When my family and I moved into a brand new house in mid August 2020, we were pretty elated. The house was precisely what we had envisioned, as we had written out, feature by feature years in advance. Lots of space, lots of light, and dripping with beauty. It was also right next to the woods, a trailhead starting just beyond our driveway. Exactly as I had hoped.

As we would discover, it also lacked a few things I didn’t know I needed to include on that “perfect new home” list, but hey, you live and you learn.

The trail from our house moved through a thickness of blackberry bushes and dead or dying Ash trees before quickly making it’s way into your typical magical NW forest: ferns, fir trees, lush greens and beauty. The view from my kitchen window featured blackberry castles and dead or dying Ash trees. Technically, it’s the woods, and there are often owls and wildlife, but it’s not quite the accessible beauty that lies just beyond.

On a hike one early September day, I thought about how lovely it would be to have the forest next to the house be less blackberry, more fir tree: healthier for forest creatures, lovelier to look at, and about a thousand times more fun to play in (blackberry thorns hurt going in and HURT coming out). As impossible as it seemed, I created for myself another vision of what I wanted. A wish. That the portion of forest next to our house would be as healthy as the forest above. And as soon as all the worries about how that would happen, I moved them all out. I decided not to fret about how it would happen, and as well, not to worry about IF it would happen. I removed myself from the outcome and just let the wish be.

If there’s one thing the pandemic taught me, even by then, it’s life is a whole lot easier when you stop trying to control it.

That fall, my kids spent tons of time outside. School was still remote, and we did lots of our learning outdoors. I got to know some of my neighbors well enough for them to openly share their thoughts and opinions with me. One day, we got to talking about the forest beyond the house, and they shared that the city has basically forgotten it exists. I thought of my wish, my vision of trees and ferns, and decided not to let their picture invade my vision with doom and gloom. However, I couldn’t fault them for their point of view either. Portland at that time was definitely experiencing issues, with many folks ending up houseless. Trash, tents and paraphernalia lined highways and formerly safe neighborhood streets and city leaders seemed slow to take any action at all.

One frosty November morning weeks later, our dog Sunshine woke us up, growling and barking out the window. My adrenaline pumping, I cautiously peeked through the curtains, silently eyeing the trail and whomever might be on it.

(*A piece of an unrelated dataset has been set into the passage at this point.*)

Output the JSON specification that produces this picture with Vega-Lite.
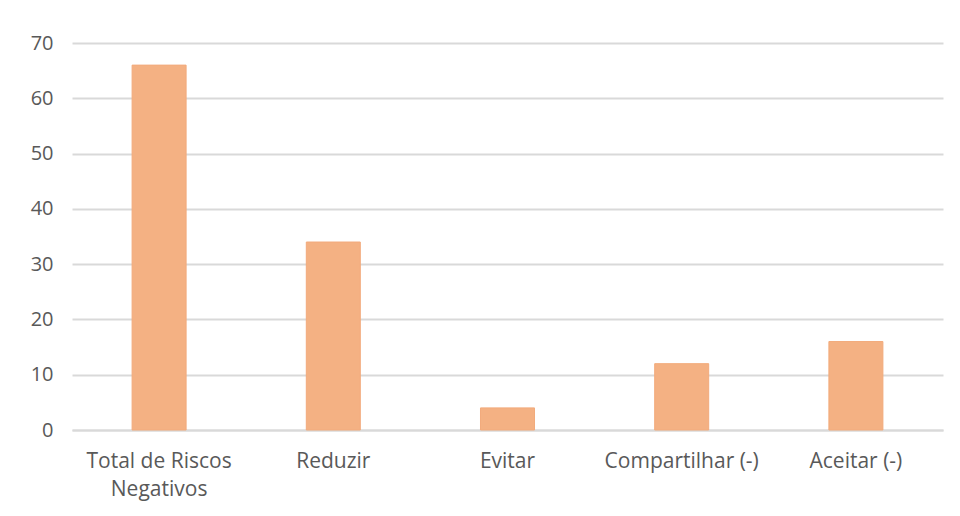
{
  "$schema": "https://vega.github.io/schema/vega-lite/v6.json",
  "width": 871,
  "height": 387,
  "autosize": {"type": "none"},
  "padding": {"left": 72, "top": 43, "right": 17, "bottom": 86},
  "background": "white",
  "config": {"view": {"stroke": null}},
  "data": {"values": [
    {"cat": "Total de Riscos Negativos", "v": 66},
    {"cat": "Reduzir", "v": 34},
    {"cat": "Evitar", "v": 4},
    {"cat": "Compartilhar (-)", "v": 12},
    {"cat": "Aceitar (-)", "v": 16}
  ]},
  "mark": {"type": "bar", "color": "#F4B183", "stroke": "#F2AB7C", "strokeWidth": 1},
  "encoding": {
    "x": {"field": "cat", "type": "nominal", "sort": null,
      "scale": {"paddingInner": 0.69, "paddingOuter": 0.345},
      "axis": {"title": null, "labelAngle": 0, "ticks": false,
        "domainColor": "#d9d9d9", "domainWidth": 2,
        "labelFont": "Open Sans", "labelFontSize": 21, "labelColor": "#595959",
        "labelPadding": 20, "labelLineHeight": 28,
        "labelExpr": "datum.label == 'Total de Riscos Negativos' ? ['Total de Riscos', 'Negativos'] : datum.label"}},
    "y": {"field": "v", "type": "quantitative",
      "scale": {"domain": [0, 70]},
      "axis": {"title": null, "values": [0,10,20,30,40,50,60,70], "domain": false, "ticks": false,
        "gridColor": "#d9d9d9", "gridWidth": 2,
        "labelFont": "Open Sans", "labelFontSize": 20, "labelColor": "#595959", "labelPadding": 19}}
  }
}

Instead of an intruder or a mountain lion as I hilariously expected (my neighbors pictures making their way in afterall), I saw a dozen or so people in orange reflective vests, cutting back blackberry bushes, treating them with spray, and cutting down the Ash trees that were in danger of falling. Astonished, I threw on a pair of leggings, flip flops and a sweatshirt (the customary dress of all pandemic moms), made my hair look sort of okay, and dashed out the door to talk to them. “Are you …cleaning up the forest??” I asked wide eyed, and bumbling over my words. I hadn’t yet had water, let alone coffee.

“Yup, and we’ll be back sometime before February to plant some trees”.

I stammered some kind of thank you and hurried back inside, amazed by what was happening. As I made my way through our sort of “pandemic normal” morning routine, I was mostly dazed by what was happening outside in the woods. The blackberry thickness, starting slowly to become the beautiful, magical, healthy NW forest that I had envisioned and wished for.

A few months later, the same team returned and planted over 500 baby Douglas Firs. They arrived weeks later than they promised, so, even though my wish had started to come in, I had to once again let go of the how, of the outcome, and just let it be. We had a big snow late that winter, which had gotten in the way of their plans to plant, and they experienced a staffing shortage which held them up even more.

This summer, I was chatting with the same neighbors. They still had the same story, that the city will never do anything about the blackberries, the dying ash trees. Confused, I asked if they hadn’t seen that they’d all been cut and treated, and that there were a bunch of saplings. “They’re tiny and hard to see, I guess”. My neighbors were the ones to be astonished this time, that they hadn’t seen the change, that they hadn’t noticed there was something else, something new happening. Their old picture still clogging their vision.

It was magical to watch as they rubbed the old image from their eyes to see something new, to have something new right along with me. The magic of havingness is that it’s not all for you, that it can be for everyone too, in ways you can’t plan for or control. Their wish may not have been for a more beautiful forest outside my house, but now they have more faith in the city they once loved and had given up on, and that might very well have been their unspoken wish. I didn't create their wish for them, or make their wish possible, but maybe our wishes lined up and collided.

Sometimes, you have to let go of the how. Of all the reasons why not. Of all of the pictures and beliefs in the way of what you want. You have to let go of the outcome and just let it be. And maybe it will. Just be.